Stored entries
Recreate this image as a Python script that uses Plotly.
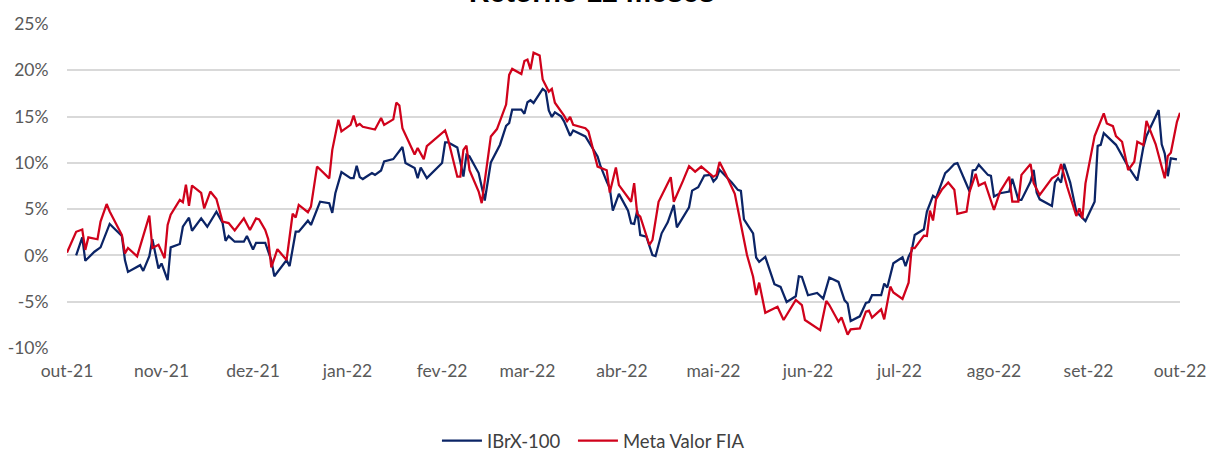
import plotly.graph_objects as go

# ---------------- data ----------------
meta_dates = [
    "2021-10-01", "2021-10-04", "2021-10-06", "2021-10-07", "2021-10-08", "2021-10-11", "2021-10-12",
    "2021-10-14", "2021-10-15", "2021-10-17", "2021-10-19", "2021-10-20", "2021-10-21", "2021-10-24",
    "2021-10-28", "2021-10-29", "2021-10-31", "2021-11-02", "2021-11-03", "2021-11-04", "2021-11-07",
    "2021-11-08", "2021-11-09", "2021-11-10", "2021-11-11", "2021-11-14", "2021-11-15", "2021-11-17",
    "2021-11-19", "2021-11-21", "2021-11-23", "2021-11-25", "2021-11-28", "2021-11-30", "2021-12-02",
    "2021-12-03", "2021-12-05", "2021-12-06", "2021-12-07", "2021-12-09", "2021-12-12", "2021-12-14",
    "2021-12-15", "2021-12-16", "2021-12-19", "2021-12-20", "2021-12-22", "2021-12-26", "2021-12-27",
    "2021-12-29", "2021-12-30", "2022-01-02", "2022-01-03", "2022-01-04", "2022-01-05", "2022-01-06",
    "2022-01-10", "2022-01-12", "2022-01-13", "2022-01-16", "2022-01-17", "2022-01-18", "2022-01-19",
    "2022-01-23", "2022-01-24", "2022-01-26", "2022-01-27", "2022-02-02", "2022-02-03", "2022-02-06",
    "2022-02-07", "2022-02-08", "2022-02-09", "2022-02-10", "2022-02-13", "2022-02-14", "2022-02-17",
    "2022-02-19", "2022-02-21", "2022-02-22", "2022-02-23", "2022-02-24", "2022-02-27", "2022-02-28",
    "2022-03-01", "2022-03-02", "2022-03-03", "2022-03-05", "2022-03-06", "2022-03-08", "2022-03-09",
    "2022-03-10", "2022-03-13", "2022-03-14", "2022-03-15", "2022-03-16", "2022-03-20", "2022-03-21",
    "2022-03-24", "2022-03-27", "2022-03-28", "2022-03-30", "2022-03-31", "2022-04-04", "2022-04-05",
    "2022-04-06", "2022-04-07", "2022-04-10", "2022-04-11", "2022-04-13", "2022-04-17", "2022-04-18",
    "2022-04-21", "2022-04-23", "2022-04-25", "2022-04-27", "2022-05-01", "2022-05-02", "2022-05-03",
    "2022-05-05", "2022-05-08", "2022-05-12", "2022-05-14", "2022-05-15", "2022-05-16", "2022-05-18",
    "2022-05-22", "2022-05-24", "2022-05-28", "2022-05-30", "2022-05-31", "2022-06-05", "2022-06-07",
    "2022-06-08", "2022-06-11", "2022-06-12", "2022-06-14", "2022-06-15", "2022-06-18", "2022-06-20",
    "2022-06-21", "2022-06-22", "2022-06-25", "2022-06-26", "2022-06-28", "2022-06-29", "2022-07-02",
    "2022-07-04", "2022-07-05", "2022-07-06", "2022-07-09", "2022-07-10", "2022-07-11", "2022-07-12",
    "2022-07-13", "2022-07-15", "2022-07-17", "2022-07-19", "2022-07-20", "2022-07-23", "2022-07-24",
    "2022-07-26", "2022-07-27", "2022-07-29", "2022-08-01", "2022-08-03", "2022-08-06", "2022-08-07",
    "2022-08-09", "2022-08-10", "2022-08-13", "2022-08-14", "2022-08-16", "2022-08-20", "2022-08-22",
    "2022-08-23", "2022-08-25", "2022-08-28", "2022-08-29", "2022-08-30", "2022-08-31", "2022-09-03",
    "2022-09-06", "2022-09-07", "2022-09-09", "2022-09-10", "2022-09-12", "2022-09-14", "2022-09-16",
    "2022-09-17", "2022-09-19", "2022-09-20", "2022-09-23", "2022-09-26", "2022-09-27", "2022-09-28",
    "2022-09-30", "2022-10-01",
]
meta_values = [
    0.3, 2.55, 2.8, 0.6, 1.95, 1.75, 3.65,
    5.55, 4.75, 3.5, 2.2, 0.2, 0.8, -0.1,
    4.3, 0.8, 1.15, -0.3, 3.3, 4.4, 6.0,
    5.75, 7.65, 5.37, 7.55, 6.75, 5.07, 6.9,
    6.1, 3.65, 3.5, 2.7, 4.0, 2.75, 4.0,
    3.9, 2.75, 1.75, -1.3, 0.67, -0.5, 4.5,
    4.1, 5.45, 4.67, 5.27, 9.6, 8.33, 11.4,
    14.65, 13.4, 14.1, 15.1, 14.0, 14.2, 13.9,
    13.6, 14.85, 14.1, 14.7, 16.5, 16.2, 13.75,
    10.9, 11.6, 10.4, 11.8, 13.5, 12.5, 8.5,
    8.5, 11.4, 11.85, 9.2, 6.9, 5.65, 12.85,
    13.65, 15.4, 16.3, 19.5, 20.15, 19.6, 21.0,
    21.15, 20.1, 21.9, 21.6, 19.0, 17.7, 18.0,
    16.5, 15.1, 14.5, 14.95, 14.1, 13.75, 13.4,
    9.6, 9.2, 6.8, 9.5, 7.6, 5.8, 7.8,
    4.5, 4.2, 1.13, 1.67, 5.8, 8.45, 5.8,
    8.05, 9.65, 9.05, 9.6, 8.5, 8.7, 10.1,
    8.8, 6.65, 0.05, -2.3, -4.27, -2.94, -6.2,
    -5.55, -6.98, -4.8, -5.36, -6.98, -8.07, -4.92,
    -5.36, -7.16, -6.69, -8.55, -7.99, -7.88, -6.08,
    -5.96, -6.72, -5.82, -6.9, -3.37, -4.0, -4.7,
    -2.94, 0.78, 0.78, 2.14, 2.1, 4.85, 3.77,
    6.08, 7.16, 7.88, 7.09, 4.49, 4.74, 6.9,
    8.82, 7.55, 7.88, 4.92, 6.9, 8.5, 5.8,
    5.8, 8.7, 9.87, 7.8, 6.53, 8.33, 8.76,
    9.87, 7.42, 4.26, 5.09, 4.01, 7.79, 12.9,
    15.34, 14.26, 13.97, 12.9, 12.28, 9.22, 10.12,
    12.28, 11.92, 14.54, 12.03, 8.33, 10.73, 11.09,
    14.43, 15.4,
]

ibrx_dates = [
    "2021-10-04", "2021-10-06", "2021-10-07", "2021-10-10", "2021-10-12", "2021-10-13", "2021-10-15",
    "2021-10-17", "2021-10-19", "2021-10-20", "2021-10-21", "2021-10-25", "2021-10-26", "2021-10-28",
    "2021-10-29", "2021-10-31", "2021-11-01", "2021-11-03", "2021-11-04", "2021-11-07", "2021-11-08",
    "2021-11-10", "2021-11-11", "2021-11-14", "2021-11-16", "2021-11-19", "2021-11-21", "2021-11-22",
    "2021-11-23", "2021-11-25", "2021-11-28", "2021-11-29", "2021-12-01", "2021-12-02", "2021-12-05",
    "2021-12-07", "2021-12-08", "2021-12-12", "2021-12-13", "2021-12-15", "2021-12-16", "2021-12-19",
    "2021-12-20", "2021-12-23", "2021-12-26", "2021-12-27", "2021-12-28", "2021-12-30", "2022-01-02",
    "2022-01-03", "2022-01-04", "2022-01-05", "2022-01-06", "2022-01-09", "2022-01-10", "2022-01-12",
    "2022-01-13", "2022-01-16", "2022-01-17", "2022-01-19", "2022-01-20", "2022-01-23", "2022-01-24",
    "2022-01-25", "2022-01-27", "2022-02-01", "2022-02-02", "2022-02-03", "2022-02-06", "2022-02-08",
    "2022-02-09", "2022-02-10", "2022-02-13", "2022-02-15", "2022-02-17", "2022-02-20", "2022-02-22",
    "2022-02-23", "2022-02-24", "2022-02-27", "2022-02-28", "2022-03-01", "2022-03-02", "2022-03-03",
    "2022-03-06", "2022-03-07", "2022-03-08", "2022-03-09", "2022-03-10", "2022-03-12", "2022-03-13",
    "2022-03-15", "2022-03-16", "2022-03-20", "2022-03-24", "2022-03-25", "2022-03-27", "2022-03-28",
    "2022-03-29", "2022-03-31", "2022-04-03", "2022-04-04", "2022-04-05", "2022-04-06", "2022-04-07",
    "2022-04-09", "2022-04-11", "2022-04-12", "2022-04-14", "2022-04-16", "2022-04-18", "2022-04-19",
    "2022-04-23", "2022-04-24", "2022-04-26", "2022-04-28", "2022-04-30", "2022-05-01", "2022-05-02",
    "2022-05-03", "2022-05-07", "2022-05-09", "2022-05-10", "2022-05-11", "2022-05-14", "2022-05-15",
    "2022-05-16", "2022-05-18", "2022-05-21", "2022-05-23", "2022-05-25", "2022-05-28", "2022-05-29",
    "2022-05-30", "2022-06-01", "2022-06-04", "2022-06-06", "2022-06-08", "2022-06-11", "2022-06-13",
    "2022-06-14", "2022-06-15", "2022-06-18", "2022-06-20", "2022-06-21", "2022-06-22", "2022-06-25",
    "2022-06-26", "2022-06-27", "2022-06-29", "2022-07-02", "2022-07-03", "2022-07-04", "2022-07-05",
    "2022-07-06", "2022-07-09", "2022-07-10", "2022-07-11", "2022-07-12", "2022-07-13", "2022-07-16",
    "2022-07-17", "2022-07-19", "2022-07-20", "2022-07-24", "2022-07-25", "2022-07-26", "2022-07-27",
    "2022-07-30", "2022-07-31", "2022-08-01", "2022-08-03", "2022-08-06", "2022-08-07", "2022-08-09",
    "2022-08-10", "2022-08-13", "2022-08-14", "2022-08-15", "2022-08-16", "2022-08-20", "2022-08-21",
    "2022-08-22", "2022-08-23", "2022-08-24", "2022-08-26", "2022-08-28", "2022-08-31", "2022-09-03",
    "2022-09-04", "2022-09-05", "2022-09-06", "2022-09-10", "2022-09-14", "2022-09-17", "2022-09-19",
    "2022-09-20", "2022-09-24", "2022-09-25", "2022-09-26", "2022-09-27", "2022-09-28", "2022-09-30",
]
ibrx_values = [
    0.0, 1.95, -0.58, 0.4, 0.87, 1.74, 3.4,
    2.74, 2.1, -0.5, -1.78, -1.05, -1.67, -0.08,
    1.74, -1.41, -0.87, -2.68, 0.87, 1.23, 3.1,
    4.08, 2.67, 4.0, 3.1, 4.73, 3.54, 1.58,
    2.09, 1.48, 1.48, 2.09, 0.65, 1.37, 1.37,
    -0.51, -2.25, -0.51, -1.16, 2.56, 2.56, 3.75,
    3.29, 5.81, 5.64, 4.6, 6.72, 9.0, 8.35,
    8.35, 9.69, 8.46, 8.25, 8.9, 8.71, 9.18,
    10.15, 10.41, 10.88, 11.71, 9.98, 9.44, 8.35,
    9.5, 8.35, 9.98, 12.2, 12.2, 11.67, 8.53,
    10.88, 10.7, 8.9, 5.93, 10.05, 11.96, 14.0,
    14.3, 15.75, 15.75, 15.3, 16.54, 16.76, 16.47,
    18.0, 17.73, 15.67, 14.96, 15.46, 15.02, 14.48,
    12.93, 13.5, 12.86, 10.69, 9.61, 7.98, 7.26,
    4.84, 6.65, 4.84, 3.47, 3.4, 4.84, 2.2,
    2.02, 0.03, -0.08, 2.39, 3.58, 5.46, 3.04,
    5.2, 7.0, 7.37, 8.63, 8.7, 7.98, 8.35,
    9.25, 7.87, 7.08, 6.97, 3.9, 2.39, -0.22,
    -0.69, -0.15, -3.11, -3.4, -5.03, -4.41, -2.25,
    -2.32, -4.3, -4.06, -4.67, -2.39, -2.86, -4.85,
    -5.2, -7.09, -6.58, -5.14, -5.03, -4.3, -4.3,
    -3.04, -3.47, -0.85, -0.2, -1.15, -0.13, 0.5,
    2.2, 2.82, 4.73, 5.57, 6.44, 6.18, 8.89,
    9.18, 9.87, 9.98, 6.9, 9.18, 9.25, 9.8,
    8.7, 8.6, 6.36, 6.72, 6.9, 8.28, 6.0,
    6.0, 7.98, 9.25, 6.78, 6.06, 5.34, 7.87,
    8.35, 7.87, 9.9, 7.87, 4.73, 3.72, 5.8,
    11.84, 11.95, 13.2, 11.95, 9.6, 8.1, 11.73,
    12.9, 15.7, 12.0, 11.0, 8.56, 10.48, 10.37,
]

tick_dates = [
    "2021-10-01", "2021-11-01", "2021-12-01", "2022-01-01", "2022-02-01", "2022-03-01", "2022-04-01",
    "2022-05-01", "2022-06-01", "2022-07-01", "2022-08-01", "2022-09-01", "2022-10-01",
]
tick_labels = [
    "out-21", "nov-21", "dez-21", "jan-22", "fev-22", "mar-22", "abr-22",
    "mai-22", "jun-22", "jul-22", "ago-22", "set-22", "out-22",
]
y_ticks = [-10, -5, 0, 5, 10, 15, 20, 25]
y_labels = ["-10%", "-5%", "0%", "5%", "10%", "15%", "20%", "25%"]

title_text = "Retorno 12 meses"
series_names = ["IBrX-100", "Meta Valor FIA"]

# ---------------- figure ----------------
NAVY = "#0b2466"
RED = "#d0021b"
GRID = "#d9d9d9"
TXT = "#595959"

fig = go.Figure()
fig.add_trace(go.Scatter(
    x=ibrx_dates, y=ibrx_values, mode="lines", name=series_names[0],
    line=dict(color=NAVY, width=2.25), legendwidth=81,
))
fig.add_trace(go.Scatter(
    x=meta_dates, y=meta_values, mode="lines", name=series_names[1],
    line=dict(color=RED, width=2.25),
))

fig.update_layout(
    width=1206, height=452,
    margin=dict(l=67, r=26, t=24, b=104, autoexpand=False),
    paper_bgcolor="white", plot_bgcolor="white",
    font=dict(family="Lato, 'Open Sans', sans-serif", size=17.5, color=TXT),
    showlegend=True,
    legend=dict(
        orientation="h", x=0.473, xanchor="center", y=-0.287, yanchor="middle",
        font=dict(size=18.5, color="#404040"), traceorder="normal",
        itemwidth=40,
    ),
    annotations=[dict(
        text="<b>" + title_text + "</b>", xref="paper", yref="paper",
        x=0.472, y=1.043, xanchor="center", yanchor="bottom", showarrow=False,
        font=dict(family="Liberation Sans, Arial, sans-serif", size=28.5, color="black"),
    )],
)

fig.update_xaxes(
    type="date", range=["2021-10-01", "2022-10-01"],
    tickmode="array", tickvals=tick_dates, ticktext=tick_labels,
    showgrid=False, zeroline=False, showline=False, automargin=False,
    ticks="outside", ticklen=7, tickcolor="rgba(0,0,0,0)",
    ticklabeloverflow="allow",
    tickfont=dict(size=17.5, color=TXT),
)
fig.update_yaxes(
    range=[-10, 25], tickmode="array", tickvals=y_ticks, ticktext=y_labels,
    showgrid=True, gridcolor=GRID, gridwidth=1.5, zeroline=False, showline=False,
    automargin=False,
    ticks="outside", ticklen=14, tickcolor="rgba(0,0,0,0)",
    tickfont=dict(size=17.5, color=TXT),
)

fig.write_html(
    "out.html",
    config={"displayModeBar": False},
    post_script="document.body.style.margin='0';document.body.style.overflow='hidden';",
)
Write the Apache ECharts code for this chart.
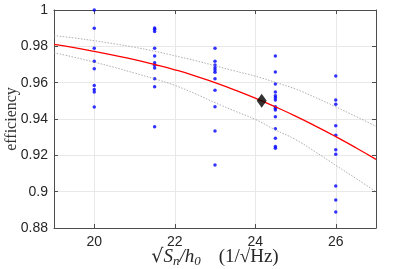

Given problem: The lines from the start of the entries above through the one containing "import plotly.graph_objects as go" are to be retyped exactly, and no others. Pictures are left out.

Expected answer:
Recreate this image as a Python script that uses Plotly.
import plotly.graph_objects as go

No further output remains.